Dictionnaire de la Peinture 2003Éd. 2003
C

Cibot (Édouard)

Peintre français (Paris 1799  – id. 1877).

Élève de Guérin et de Picot, il débute au Salon de 1827 et se spécialise dans les sujets d'histoire de France (plusieurs tableaux commandés pour Versailles). Son art austère et délicat est à son meilleur dans les épisodes de la vie des peintres (Raphaël et Pérugin, 1843, musée de Moulins) et de grandes figures du passé (Anne de Boleyn à la Tour de Londres, 1835, musée d'Autun). Il est l'auteur de peintures murales à Saint-Leu-Saint-Gilles à Paris et d'une grande Charité (1853) au musée d'Amiens. On lui doit aussi d'étonnants paysages réalistes (Vue prise à Bellevue, 1852, Louvre).

ciel

Partie concave du dais ou du baldaquin venant en couronnement de certains retables (notamment en Provence et dans la région des Alpes) pour les protéger. Souvent peint, le ciel prolonge la composition picturale du retable.

Cignani (Carlo)

Peintre italien (Bologne 1628  – id. 1719).

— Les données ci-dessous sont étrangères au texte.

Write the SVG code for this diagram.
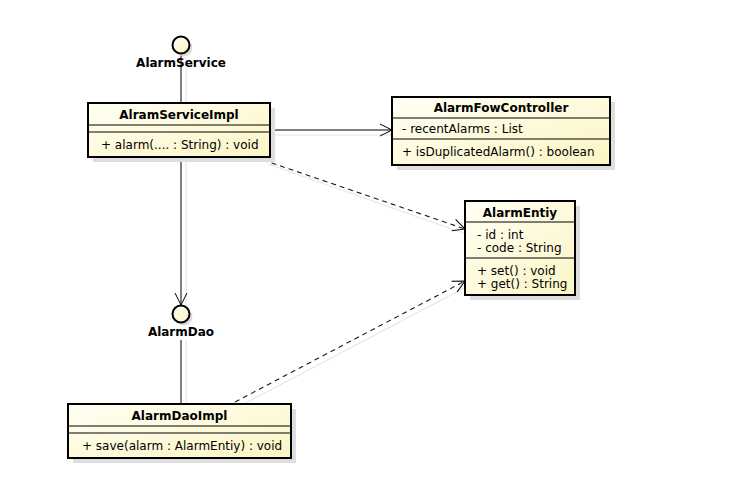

Fortement influencé à ses débuts par son maître, l'Albane, il exploite à l'extrême les possibilités expressives du classicisme de type bolonais, qu'il charge d'inflexions sentimentales. Son idéal de perfection formelle se réalise dans la plénitude insistante des formes. Bien plus que dans ses œuvres de chevalet (Flore, Modène, Pin. Estense ; Joseph et la femme de Putiphar, Dresde, Gg ; la Charité chrétienne, Turin, Gal. Sabauda ; Jésus et saint Jean, Rome, G. N., Gal. Corsini), aimables dans leurs sujets souvent raffinés, qui lui valurent une grande renommée tant en Italie qu'à l'étranger, c'est dans les fresques (en particulier celles de S. Michele in Bosco à Bologne et celles de la coupole du dôme de Forli) qu'il sut, dans ses formes épanouies, faire renaître la vision " illusionniste " d'Annibale Carracci.

Cignaroli (Giambettino)

Peintre italien (Salò, près de Vérone, 1706  – Vérone 1770).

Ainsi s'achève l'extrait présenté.